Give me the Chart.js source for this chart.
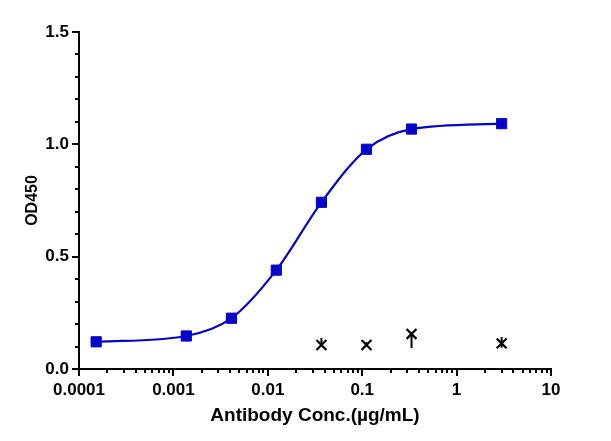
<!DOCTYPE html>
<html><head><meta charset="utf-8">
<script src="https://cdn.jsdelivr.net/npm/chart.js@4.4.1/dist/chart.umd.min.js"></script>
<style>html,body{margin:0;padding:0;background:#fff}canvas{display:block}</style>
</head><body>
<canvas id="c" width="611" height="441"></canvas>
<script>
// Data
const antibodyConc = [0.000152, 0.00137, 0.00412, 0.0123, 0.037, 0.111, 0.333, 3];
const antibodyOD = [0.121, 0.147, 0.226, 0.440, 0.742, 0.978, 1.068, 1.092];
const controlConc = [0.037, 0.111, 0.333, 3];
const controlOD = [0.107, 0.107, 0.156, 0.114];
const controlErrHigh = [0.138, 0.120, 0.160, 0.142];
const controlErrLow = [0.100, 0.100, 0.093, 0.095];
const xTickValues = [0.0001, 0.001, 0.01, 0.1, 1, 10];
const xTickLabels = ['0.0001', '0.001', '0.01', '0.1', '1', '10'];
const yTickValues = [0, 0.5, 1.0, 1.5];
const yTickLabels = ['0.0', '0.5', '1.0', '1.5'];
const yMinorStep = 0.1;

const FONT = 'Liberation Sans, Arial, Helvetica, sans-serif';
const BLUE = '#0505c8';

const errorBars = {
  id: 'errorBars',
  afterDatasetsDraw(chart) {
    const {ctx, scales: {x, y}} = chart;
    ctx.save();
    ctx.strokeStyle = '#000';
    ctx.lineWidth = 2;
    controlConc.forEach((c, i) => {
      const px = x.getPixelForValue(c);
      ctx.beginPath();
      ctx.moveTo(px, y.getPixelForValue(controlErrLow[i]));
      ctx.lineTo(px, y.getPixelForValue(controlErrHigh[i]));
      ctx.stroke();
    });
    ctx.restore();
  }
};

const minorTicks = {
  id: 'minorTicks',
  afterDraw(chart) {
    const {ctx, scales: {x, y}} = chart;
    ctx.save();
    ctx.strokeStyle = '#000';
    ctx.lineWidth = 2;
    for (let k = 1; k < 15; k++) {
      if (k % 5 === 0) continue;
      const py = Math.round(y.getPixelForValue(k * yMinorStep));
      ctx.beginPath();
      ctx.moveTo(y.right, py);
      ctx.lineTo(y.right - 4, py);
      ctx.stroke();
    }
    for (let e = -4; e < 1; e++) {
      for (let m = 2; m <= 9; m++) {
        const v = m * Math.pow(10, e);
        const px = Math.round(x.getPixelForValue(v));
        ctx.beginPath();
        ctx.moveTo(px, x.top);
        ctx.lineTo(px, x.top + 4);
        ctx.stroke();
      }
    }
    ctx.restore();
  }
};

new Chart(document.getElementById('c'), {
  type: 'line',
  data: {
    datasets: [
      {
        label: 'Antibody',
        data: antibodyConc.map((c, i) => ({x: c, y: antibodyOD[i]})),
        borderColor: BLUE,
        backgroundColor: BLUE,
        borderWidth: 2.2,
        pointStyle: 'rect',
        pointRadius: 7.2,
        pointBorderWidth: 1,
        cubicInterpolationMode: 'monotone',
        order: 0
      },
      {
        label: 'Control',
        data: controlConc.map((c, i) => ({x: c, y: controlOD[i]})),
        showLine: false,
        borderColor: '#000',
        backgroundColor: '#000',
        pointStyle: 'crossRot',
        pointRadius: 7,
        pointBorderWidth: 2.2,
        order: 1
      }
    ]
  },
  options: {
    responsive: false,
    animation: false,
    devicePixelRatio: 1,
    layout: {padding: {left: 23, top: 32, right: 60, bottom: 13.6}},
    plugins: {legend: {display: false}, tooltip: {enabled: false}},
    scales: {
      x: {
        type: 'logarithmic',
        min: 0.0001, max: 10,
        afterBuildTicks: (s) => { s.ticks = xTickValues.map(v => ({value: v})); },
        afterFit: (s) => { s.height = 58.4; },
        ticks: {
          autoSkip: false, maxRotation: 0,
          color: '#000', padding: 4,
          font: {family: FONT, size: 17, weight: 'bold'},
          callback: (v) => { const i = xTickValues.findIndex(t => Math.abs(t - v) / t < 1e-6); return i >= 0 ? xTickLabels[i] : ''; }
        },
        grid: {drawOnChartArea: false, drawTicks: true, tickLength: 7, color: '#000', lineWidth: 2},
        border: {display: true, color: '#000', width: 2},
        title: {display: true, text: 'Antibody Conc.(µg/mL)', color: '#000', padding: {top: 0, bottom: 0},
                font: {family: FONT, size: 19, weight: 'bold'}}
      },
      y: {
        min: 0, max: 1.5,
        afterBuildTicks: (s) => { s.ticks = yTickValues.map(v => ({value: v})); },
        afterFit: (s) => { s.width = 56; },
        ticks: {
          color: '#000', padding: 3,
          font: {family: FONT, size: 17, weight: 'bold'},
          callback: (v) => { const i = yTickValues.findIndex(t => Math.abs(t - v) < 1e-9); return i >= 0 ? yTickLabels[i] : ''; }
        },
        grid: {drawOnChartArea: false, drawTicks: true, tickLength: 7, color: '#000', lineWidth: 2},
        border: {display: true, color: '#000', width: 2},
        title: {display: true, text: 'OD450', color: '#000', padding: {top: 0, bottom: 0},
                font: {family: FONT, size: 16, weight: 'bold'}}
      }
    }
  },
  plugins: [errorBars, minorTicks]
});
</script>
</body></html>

____________

:: What you should do ::
Begin at the top of the material above and output each line exactly, stopping after the line that holds "const BLUE = '#0505c8';". Leave out pictures.

:: Expected output ::
Give me the Chart.js source for this chart.
<!DOCTYPE html>
<html><head><meta charset="utf-8">
<script src="https://cdn.jsdelivr.net/npm/chart.js@4.4.1/dist/chart.umd.min.js"></script>
<style>html,body{margin:0;padding:0;background:#fff}canvas{display:block}</style>
</head><body>
<canvas id="c" width="611" height="441"></canvas>
<script>
// Data
const antibodyConc = [0.000152, 0.00137, 0.00412, 0.0123, 0.037, 0.111, 0.333, 3];
const antibodyOD = [0.121, 0.147, 0.226, 0.440, 0.742, 0.978, 1.068, 1.092];
const controlConc = [0.037, 0.111, 0.333, 3];
const controlOD = [0.107, 0.107, 0.156, 0.114];
const controlErrHigh = [0.138, 0.120, 0.160, 0.142];
const controlErrLow = [0.100, 0.100, 0.093, 0.095];
const xTickValues = [0.0001, 0.001, 0.01, 0.1, 1, 10];
const xTickLabels = ['0.0001', '0.001', '0.01', '0.1', '1', '10'];
const yTickValues = [0, 0.5, 1.0, 1.5];
const yTickLabels = ['0.0', '0.5', '1.0', '1.5'];
const yMinorStep = 0.1;

const FONT = 'Liberation Sans, Arial, Helvetica, sans-serif';
const BLUE = '#0505c8';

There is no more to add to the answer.